* What to produce *
Read the entries below and pull out each line with the string "this".

* Charts and diagrams as code *
--- begin ---
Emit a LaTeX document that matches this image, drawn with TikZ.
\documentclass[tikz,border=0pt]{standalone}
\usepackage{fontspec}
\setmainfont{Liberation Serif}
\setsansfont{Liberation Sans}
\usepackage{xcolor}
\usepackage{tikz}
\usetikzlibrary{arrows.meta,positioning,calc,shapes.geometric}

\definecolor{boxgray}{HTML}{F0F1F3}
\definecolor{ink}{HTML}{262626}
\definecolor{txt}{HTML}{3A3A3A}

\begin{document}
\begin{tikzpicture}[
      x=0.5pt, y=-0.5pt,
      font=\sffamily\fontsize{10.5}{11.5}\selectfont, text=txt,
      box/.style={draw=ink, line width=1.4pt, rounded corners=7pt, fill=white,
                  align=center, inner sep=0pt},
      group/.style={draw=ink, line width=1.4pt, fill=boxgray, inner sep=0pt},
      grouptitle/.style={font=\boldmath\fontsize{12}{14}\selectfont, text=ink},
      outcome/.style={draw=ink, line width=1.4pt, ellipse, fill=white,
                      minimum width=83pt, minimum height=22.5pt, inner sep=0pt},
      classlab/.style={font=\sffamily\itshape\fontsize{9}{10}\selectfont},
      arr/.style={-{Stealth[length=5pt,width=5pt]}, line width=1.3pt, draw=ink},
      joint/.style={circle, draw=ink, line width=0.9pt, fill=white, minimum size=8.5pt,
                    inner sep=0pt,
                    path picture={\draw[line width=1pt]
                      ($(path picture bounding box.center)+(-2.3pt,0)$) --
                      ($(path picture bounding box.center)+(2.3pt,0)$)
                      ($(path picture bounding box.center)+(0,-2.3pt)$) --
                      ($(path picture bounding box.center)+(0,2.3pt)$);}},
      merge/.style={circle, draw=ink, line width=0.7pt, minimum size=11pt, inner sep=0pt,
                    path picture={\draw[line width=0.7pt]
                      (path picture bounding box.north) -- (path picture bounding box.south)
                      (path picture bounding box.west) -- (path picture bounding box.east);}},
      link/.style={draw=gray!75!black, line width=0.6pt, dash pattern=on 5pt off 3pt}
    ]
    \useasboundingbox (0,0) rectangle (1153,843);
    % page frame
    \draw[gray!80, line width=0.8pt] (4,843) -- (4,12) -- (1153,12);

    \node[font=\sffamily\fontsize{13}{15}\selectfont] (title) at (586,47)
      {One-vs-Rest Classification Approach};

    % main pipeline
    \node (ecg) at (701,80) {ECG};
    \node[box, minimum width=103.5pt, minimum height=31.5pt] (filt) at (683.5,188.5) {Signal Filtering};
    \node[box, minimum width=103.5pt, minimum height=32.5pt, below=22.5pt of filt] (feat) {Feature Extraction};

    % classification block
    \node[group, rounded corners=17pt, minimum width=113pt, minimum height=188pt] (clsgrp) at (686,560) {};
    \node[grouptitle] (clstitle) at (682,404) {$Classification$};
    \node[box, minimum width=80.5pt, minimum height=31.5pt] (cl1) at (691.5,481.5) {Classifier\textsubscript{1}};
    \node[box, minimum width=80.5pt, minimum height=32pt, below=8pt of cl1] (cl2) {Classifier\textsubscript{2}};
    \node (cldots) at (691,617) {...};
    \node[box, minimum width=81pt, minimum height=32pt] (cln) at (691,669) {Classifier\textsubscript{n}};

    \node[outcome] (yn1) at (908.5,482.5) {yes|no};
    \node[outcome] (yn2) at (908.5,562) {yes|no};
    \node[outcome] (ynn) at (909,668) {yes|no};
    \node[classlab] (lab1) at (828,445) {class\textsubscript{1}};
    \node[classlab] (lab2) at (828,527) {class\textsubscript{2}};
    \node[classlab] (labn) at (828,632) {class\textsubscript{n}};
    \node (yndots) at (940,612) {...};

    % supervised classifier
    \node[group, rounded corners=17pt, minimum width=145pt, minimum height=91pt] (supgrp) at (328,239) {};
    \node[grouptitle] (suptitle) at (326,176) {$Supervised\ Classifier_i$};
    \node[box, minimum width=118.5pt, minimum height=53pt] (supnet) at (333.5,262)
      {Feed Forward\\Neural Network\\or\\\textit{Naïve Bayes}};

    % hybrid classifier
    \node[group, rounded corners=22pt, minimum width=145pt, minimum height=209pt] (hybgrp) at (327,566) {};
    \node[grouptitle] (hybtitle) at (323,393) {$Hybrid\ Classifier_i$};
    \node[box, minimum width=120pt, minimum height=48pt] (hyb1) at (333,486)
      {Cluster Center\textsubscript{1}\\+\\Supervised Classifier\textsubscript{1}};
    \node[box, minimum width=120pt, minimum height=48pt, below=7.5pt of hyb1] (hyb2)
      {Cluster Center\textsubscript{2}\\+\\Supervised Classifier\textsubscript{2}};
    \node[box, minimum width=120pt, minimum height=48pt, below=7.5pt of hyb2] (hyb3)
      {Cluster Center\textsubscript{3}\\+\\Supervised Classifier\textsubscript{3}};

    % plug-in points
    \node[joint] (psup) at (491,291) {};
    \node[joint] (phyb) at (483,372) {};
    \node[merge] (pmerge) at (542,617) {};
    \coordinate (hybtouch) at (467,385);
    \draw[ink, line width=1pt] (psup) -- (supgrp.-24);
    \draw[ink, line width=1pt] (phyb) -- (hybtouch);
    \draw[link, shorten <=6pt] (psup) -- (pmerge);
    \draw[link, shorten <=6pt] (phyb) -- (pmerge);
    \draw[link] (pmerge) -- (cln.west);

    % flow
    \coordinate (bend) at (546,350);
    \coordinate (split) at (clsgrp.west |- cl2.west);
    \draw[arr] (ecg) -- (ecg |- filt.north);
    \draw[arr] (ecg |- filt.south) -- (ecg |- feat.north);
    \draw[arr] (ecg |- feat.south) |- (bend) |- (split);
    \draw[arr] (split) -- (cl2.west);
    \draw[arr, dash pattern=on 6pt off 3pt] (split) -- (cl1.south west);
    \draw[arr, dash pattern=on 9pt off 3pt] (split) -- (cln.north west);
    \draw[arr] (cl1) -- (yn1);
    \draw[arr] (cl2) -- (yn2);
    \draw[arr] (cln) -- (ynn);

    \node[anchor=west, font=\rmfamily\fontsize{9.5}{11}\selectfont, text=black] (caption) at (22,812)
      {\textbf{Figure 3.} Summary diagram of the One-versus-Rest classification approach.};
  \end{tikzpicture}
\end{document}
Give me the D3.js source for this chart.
--- end ---
* In response *
Emit a LaTeX document that matches this image, drawn with TikZ.
Give me the D3.js source for this chart.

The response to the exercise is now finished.